DEAKINS It’s also about personality, isn’t it? I mean, each one of you, I can watch your work and know it’s you. It’s about the eye behind the camera. It’s not about the bloody technology; it’s about the person behind it.
LIBATIQUE Interpreting the technology.
DELHOMME When you see a painting in a museum, you don’t say, “Which kind of paint are they using?” In cinema, we talk too much about which camera, which lab — you just want to see the film.
CRONENWETH It’s about the environment you place these actors in and the emotional connection to whatever’s happening.
POPE Where you place the camera is just as important as the light. That’s what I love most about cinematography: just watching the scene and looking at how to shoot it.
DELHOMME Cinema is more poetry than technique, that’s for sure.

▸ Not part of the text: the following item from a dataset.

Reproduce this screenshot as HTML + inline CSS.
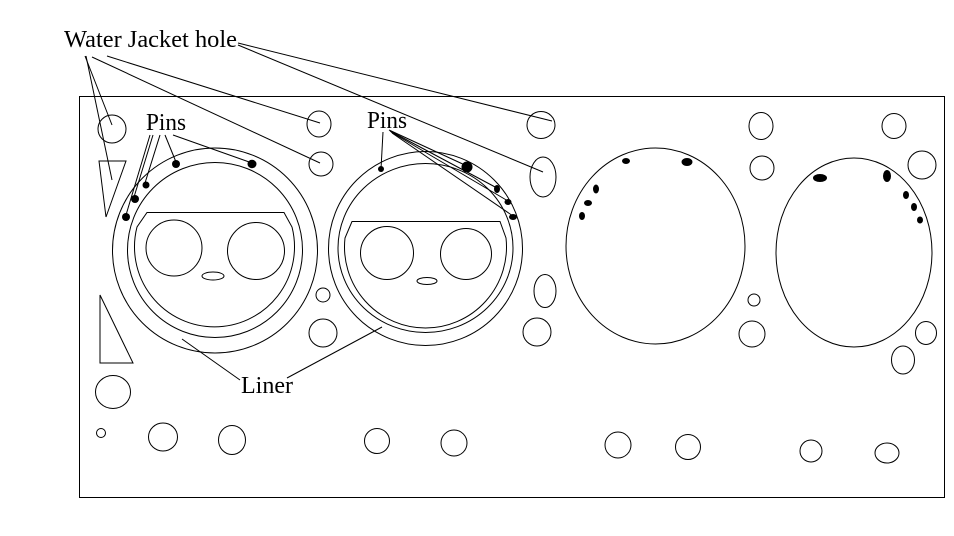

LIBATIQUE There’s technique in poetry.
DELHOMME “Technique” is a terrible word. No, no, honestly — we should never talk technical; it should be something secret. We should have dirty little secrets.
1. Benoit Delhomme
The Theory of Everything
The France-born cinematographer’s latest film, a biopic about Stephen Hawking, might appear quintessentially British — except director James Marsh’s first request, says Delhomme, was that it not “look like an English film.” That meant sunny skies so the movie would look “positive, cheerful.”
2. Roger Deakins
Unbroken
Revered by his peers, he has amassed 11 Academy Award nominations — beginning with 1994’s The Shawshank Redemption and running through 2013’s Prisoners — without scoring a win, a fact that is considered something of a scandal within cinematography circles.
3. Matthew Libatique
Noah
He has a long-standing relationship with Darren Aronofsky, working on the director’s first three movies — Pi, Requiem for a Dream and The Fountain — then reteaming with him on 2010’s Black Swan (for which Libatique was nominated for an Oscar) and their most recent project, Noah.
4. Jeff Cronenweth
Gone Girl
A second-generation cinematographer — his father was Jordan Cronenweth — he frequently works with Gone Girl director David Fincher. Cronenweth picked up Oscar nominations for Fincher’s previous two films: The Girl With the Dragon Tattoo and The Social Network.
5. Dion Beebe
Into the Woods
A native of Australia, he won a cinematography Oscar for 2005’s Memoirs of a Geisha and was nominated for 2002’s Chicago — both directed by Rob Marshall, with whom he reteamed on their big-screen adaptation of Stephen Sondheim’s fairy-tale musical.
6. Dick Pope
Mr. Turner
The British DP has worked on nine features with director Mike Leigh, a fellow Brit, beginning with 1990’s Life Is Sweet and continuing through their collaboration about British painter J.M.W. Turner. Pope earned an Oscar nom, though, for 2006’s The Illusionist, directed by Neil Burger.